Zimmer has a career 33.3% strikeout rate and has struck out in almost every at-bat this spring. But boy is he fast.
Josh Naylor is expected to start the season on the injured list following a devastating leg injury that ended his 2021 season, but he should be back out there sooner rather than later. We probably haven’t seen the best of him yet, and ZiPS is a little more optimistic than the below-average bat we’ve seen thus far — the projection system has him at a 101 wRC+ and .258/.317/.425 slash over 115 games. Steamer has him is quite a bit higher at .273/.336/.471 for a 119 wRC+. His defense won’t carry him out there, but if he can land closer to Steamer’s offensive projections he might just be able to hit enough to negate it.
If there is any excitement left for Cleveland’s outfield, it comes from Steven Kwan, a 24-year-old who slashed .337/.411/.539 in Double-A and .311/.398/.505 in Triple-A last season. His impressive 2021 season has earned him a long look in spring training and it’s looking more and more like he’ll get a shot at the Opening Day roster.
A retweaked swing has moved him from a slap hitter to a potential gap-power threat, as detailed by Zack Meisel in The Athletic earlier today.
That skill set can carry a player far, perhaps even to the majors. But when Kwan arrived at spring training a year ago and conferenced with the organization’s hitting development team, they agreed he could benefit from a swing that allowed him to whack the baseball with more authority. Making a lot of contact is great. Making a lot of hard contact — resulting in line-drive doubles to the gap instead of weak grounders to second base, for instance — is better.

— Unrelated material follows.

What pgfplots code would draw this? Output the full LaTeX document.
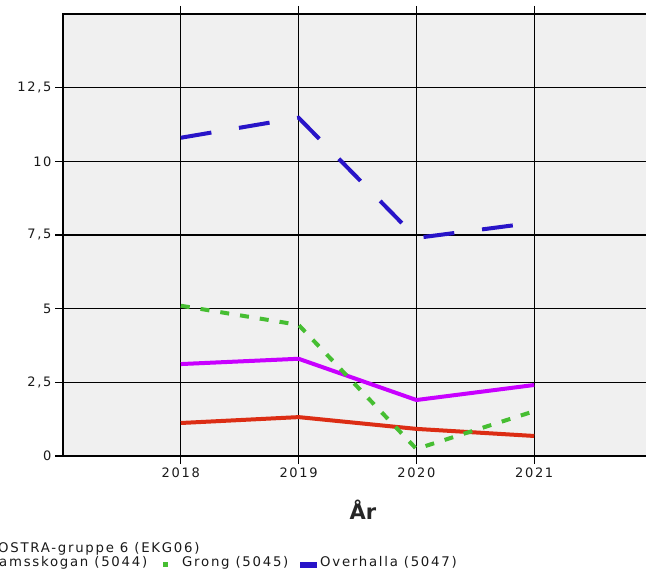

Kwan has the contact, he draws walks, and if he’s added power to his game ... look out.
Before he’s even taken a major-league swing, Kwan is projected to be the Guardians’ second-best outfielder by ZiPS at 1.9 fWAR. His projected .287/.343/.426 slash and 111 wRC+ would already be a welcome addition to the lineup — and that doesn’t even take into account any kind of swing changes he might have undertaken in the offseason.
The Guardians’ packed 40-man roster also includes Ernie Clement, Richie Palacios, and Nolan Jones, but don’t expect any of them to make an immediate impact in the outfield of Progressive Field. Jones is headed to the injured list to start the year, Clement is more of a backup utility player, and Palacios’s time will come, just not right now.
There are, of course, still options out there to improve if the Guardians wanted to. Michael Conforto is still a free agent, and I refuse to let the Brayan Reynolds dream die until the Pirates trade him somewhere else. But until that happens, the hope of Cleveland’s outfield rests in the bats of Steven Kwan and Myles Straw.